(AIM): Once the pictures are set aside, transcribe the remaining data exactly.

▬▬▬

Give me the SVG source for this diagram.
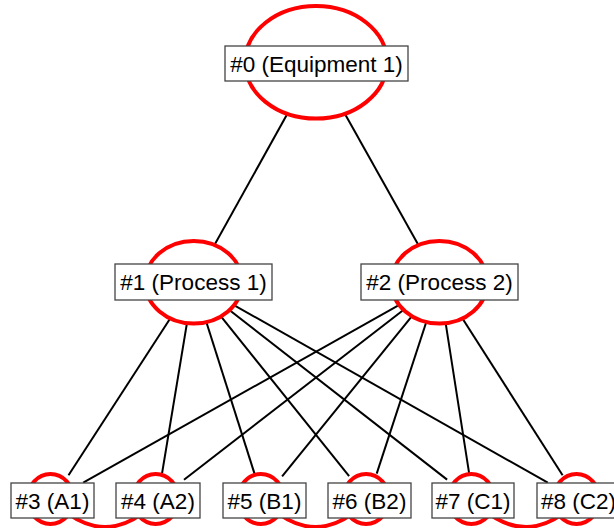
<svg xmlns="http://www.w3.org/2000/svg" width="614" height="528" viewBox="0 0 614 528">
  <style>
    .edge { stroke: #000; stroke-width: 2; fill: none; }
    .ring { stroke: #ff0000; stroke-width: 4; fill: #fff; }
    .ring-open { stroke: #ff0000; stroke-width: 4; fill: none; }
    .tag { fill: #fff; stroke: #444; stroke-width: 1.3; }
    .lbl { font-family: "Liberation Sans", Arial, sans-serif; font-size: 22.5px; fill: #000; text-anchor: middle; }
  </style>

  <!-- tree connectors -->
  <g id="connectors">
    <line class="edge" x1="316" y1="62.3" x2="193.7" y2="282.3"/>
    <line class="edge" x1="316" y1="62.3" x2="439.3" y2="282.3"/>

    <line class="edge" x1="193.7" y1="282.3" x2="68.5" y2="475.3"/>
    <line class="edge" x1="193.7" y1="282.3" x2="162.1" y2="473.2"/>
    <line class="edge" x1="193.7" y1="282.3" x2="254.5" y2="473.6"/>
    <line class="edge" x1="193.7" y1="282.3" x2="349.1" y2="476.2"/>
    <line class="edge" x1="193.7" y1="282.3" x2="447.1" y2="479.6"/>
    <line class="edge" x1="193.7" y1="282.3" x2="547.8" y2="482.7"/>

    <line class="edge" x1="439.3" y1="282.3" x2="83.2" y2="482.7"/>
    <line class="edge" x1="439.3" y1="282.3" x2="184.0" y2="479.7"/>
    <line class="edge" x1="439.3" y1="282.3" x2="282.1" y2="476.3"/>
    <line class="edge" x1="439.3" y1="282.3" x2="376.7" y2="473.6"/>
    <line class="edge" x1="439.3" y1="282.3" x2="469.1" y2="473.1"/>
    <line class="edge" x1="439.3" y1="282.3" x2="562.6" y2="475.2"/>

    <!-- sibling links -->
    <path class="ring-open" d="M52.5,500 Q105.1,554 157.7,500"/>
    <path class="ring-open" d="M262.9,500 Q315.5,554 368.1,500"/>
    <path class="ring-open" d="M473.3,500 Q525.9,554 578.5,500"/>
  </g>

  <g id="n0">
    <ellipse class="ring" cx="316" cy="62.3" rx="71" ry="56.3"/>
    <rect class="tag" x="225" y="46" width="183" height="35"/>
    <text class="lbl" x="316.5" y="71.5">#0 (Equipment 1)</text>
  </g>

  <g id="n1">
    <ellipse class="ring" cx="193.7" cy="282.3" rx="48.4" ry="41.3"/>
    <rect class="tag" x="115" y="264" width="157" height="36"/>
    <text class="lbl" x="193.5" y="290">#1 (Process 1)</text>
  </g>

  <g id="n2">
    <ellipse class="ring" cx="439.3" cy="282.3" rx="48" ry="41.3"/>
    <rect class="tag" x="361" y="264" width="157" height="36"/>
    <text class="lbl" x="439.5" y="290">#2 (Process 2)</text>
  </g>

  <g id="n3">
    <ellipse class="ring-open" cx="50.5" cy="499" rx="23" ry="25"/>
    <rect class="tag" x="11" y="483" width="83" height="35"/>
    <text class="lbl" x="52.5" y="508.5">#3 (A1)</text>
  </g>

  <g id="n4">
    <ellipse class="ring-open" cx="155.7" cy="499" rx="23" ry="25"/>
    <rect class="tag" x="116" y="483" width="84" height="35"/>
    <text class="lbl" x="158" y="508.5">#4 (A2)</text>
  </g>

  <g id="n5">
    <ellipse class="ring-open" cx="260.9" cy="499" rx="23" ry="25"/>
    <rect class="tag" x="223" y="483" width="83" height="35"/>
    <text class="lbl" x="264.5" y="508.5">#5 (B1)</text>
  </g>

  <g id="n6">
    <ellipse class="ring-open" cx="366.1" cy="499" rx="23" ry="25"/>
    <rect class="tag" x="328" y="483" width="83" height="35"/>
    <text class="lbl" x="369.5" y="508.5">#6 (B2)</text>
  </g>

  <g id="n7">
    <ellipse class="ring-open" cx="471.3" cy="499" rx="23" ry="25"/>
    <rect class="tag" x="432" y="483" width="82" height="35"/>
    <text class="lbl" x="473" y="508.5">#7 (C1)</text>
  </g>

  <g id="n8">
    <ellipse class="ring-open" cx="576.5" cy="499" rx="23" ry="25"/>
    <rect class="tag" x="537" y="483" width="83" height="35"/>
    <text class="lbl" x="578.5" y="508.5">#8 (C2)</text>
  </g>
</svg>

▬▬▬

(ANSWER):
Give me the SVG source for this diagram.
<svg xmlns="http://www.w3.org/2000/svg" width="614" height="528" viewBox="0 0 614 528">
  <style>
    .edge { stroke: #000; stroke-width: 2; fill: none; }
    .ring { stroke: #ff0000; stroke-width: 4; fill: #fff; }
    .ring-open { stroke: #ff0000; stroke-width: 4; fill: none; }
    .tag { fill: #fff; stroke: #444; stroke-width: 1.3; }
    .lbl { font-family: "Liberation Sans", Arial, sans-serif; font-size: 22.5px; fill: #000; text-anchor: middle; }
  </style>

  <!-- tree connectors -->
  <g id="connectors">
    <line class="edge" x1="316" y1="62.3" x2="193.7" y2="282.3"/>
    <line class="edge" x1="316" y1="62.3" x2="439.3" y2="282.3"/>

    <line class="edge" x1="193.7" y1="282.3" x2="68.5" y2="475.3"/>
    <line class="edge" x1="193.7" y1="282.3" x2="162.1" y2="473.2"/>
    <line class="edge" x1="193.7" y1="282.3" x2="254.5" y2="473.6"/>
    <line class="edge" x1="193.7" y1="282.3" x2="349.1" y2="476.2"/>
    <line class="edge" x1="193.7" y1="282.3" x2="447.1" y2="479.6"/>
    <line class="edge" x1="193.7" y1="282.3" x2="547.8" y2="482.7"/>

    <line class="edge" x1="439.3" y1="282.3" x2="83.2" y2="482.7"/>
    <line class="edge" x1="439.3" y1="282.3" x2="184.0" y2="479.7"/>
    <line class="edge" x1="439.3" y1="282.3" x2="282.1" y2="476.3"/>
    <line class="edge" x1="439.3" y1="282.3" x2="376.7" y2="473.6"/>
    <line class="edge" x1="439.3" y1="282.3" x2="469.1" y2="473.1"/>
    <line class="edge" x1="439.3" y1="282.3" x2="562.6" y2="475.2"/>

    <!-- sibling links -->
    <path class="ring-open" d="M52.5,500 Q105.1,554 157.7,500"/>
    <path class="ring-open" d="M262.9,500 Q315.5,554 368.1,500"/>
    <path class="ring-open" d="M473.3,500 Q525.9,554 578.5,500"/>
  </g>

  <g id="n0">
    <ellipse class="ring" cx="316" cy="62.3" rx="71" ry="56.3"/>
    <rect class="tag" x="225" y="46" width="183" height="35"/>
    <text class="lbl" x="316.5" y="71.5">#0 (Equipment 1)</text>
  </g>

  <g id="n1">
    <ellipse class="ring" cx="193.7" cy="282.3" rx="48.4" ry="41.3"/>
    <rect class="tag" x="115" y="264" width="157" height="36"/>
    <text class="lbl" x="193.5" y="290">#1 (Process 1)</text>
  </g>

  <g id="n2">
    <ellipse class="ring" cx="439.3" cy="282.3" rx="48" ry="41.3"/>
    <rect class="tag" x="361" y="264" width="157" height="36"/>
    <text class="lbl" x="439.5" y="290">#2 (Process 2)</text>
  </g>

  <g id="n3">
    <ellipse class="ring-open" cx="50.5" cy="499" rx="23" ry="25"/>
    <rect class="tag" x="11" y="483" width="83" height="35"/>
    <text class="lbl" x="52.5" y="508.5">#3 (A1)</text>
  </g>

  <g id="n4">
    <ellipse class="ring-open" cx="155.7" cy="499" rx="23" ry="25"/>
    <rect class="tag" x="116" y="483" width="84" height="35"/>
    <text class="lbl" x="158" y="508.5">#4 (A2)</text>
  </g>

  <g id="n5">
    <ellipse class="ring-open" cx="260.9" cy="499" rx="23" ry="25"/>
    <rect class="tag" x="223" y="483" width="83" height="35"/>
    <text class="lbl" x="264.5" y="508.5">#5 (B1)</text>
  </g>

  <g id="n6">
    <ellipse class="ring-open" cx="366.1" cy="499" rx="23" ry="25"/>
    <rect class="tag" x="328" y="483" width="83" height="35"/>
    <text class="lbl" x="369.5" y="508.5">#6 (B2)</text>
  </g>

  <g id="n7">
    <ellipse class="ring-open" cx="471.3" cy="499" rx="23" ry="25"/>
    <rect class="tag" x="432" y="483" width="82" height="35"/>
    <text class="lbl" x="473" y="508.5">#7 (C1)</text>
  </g>

  <g id="n8">
    <ellipse class="ring-open" cx="576.5" cy="499" rx="23" ry="25"/>
    <rect class="tag" x="537" y="483" width="83" height="35"/>
    <text class="lbl" x="578.5" y="508.5">#8 (C2)</text>
  </g>
</svg>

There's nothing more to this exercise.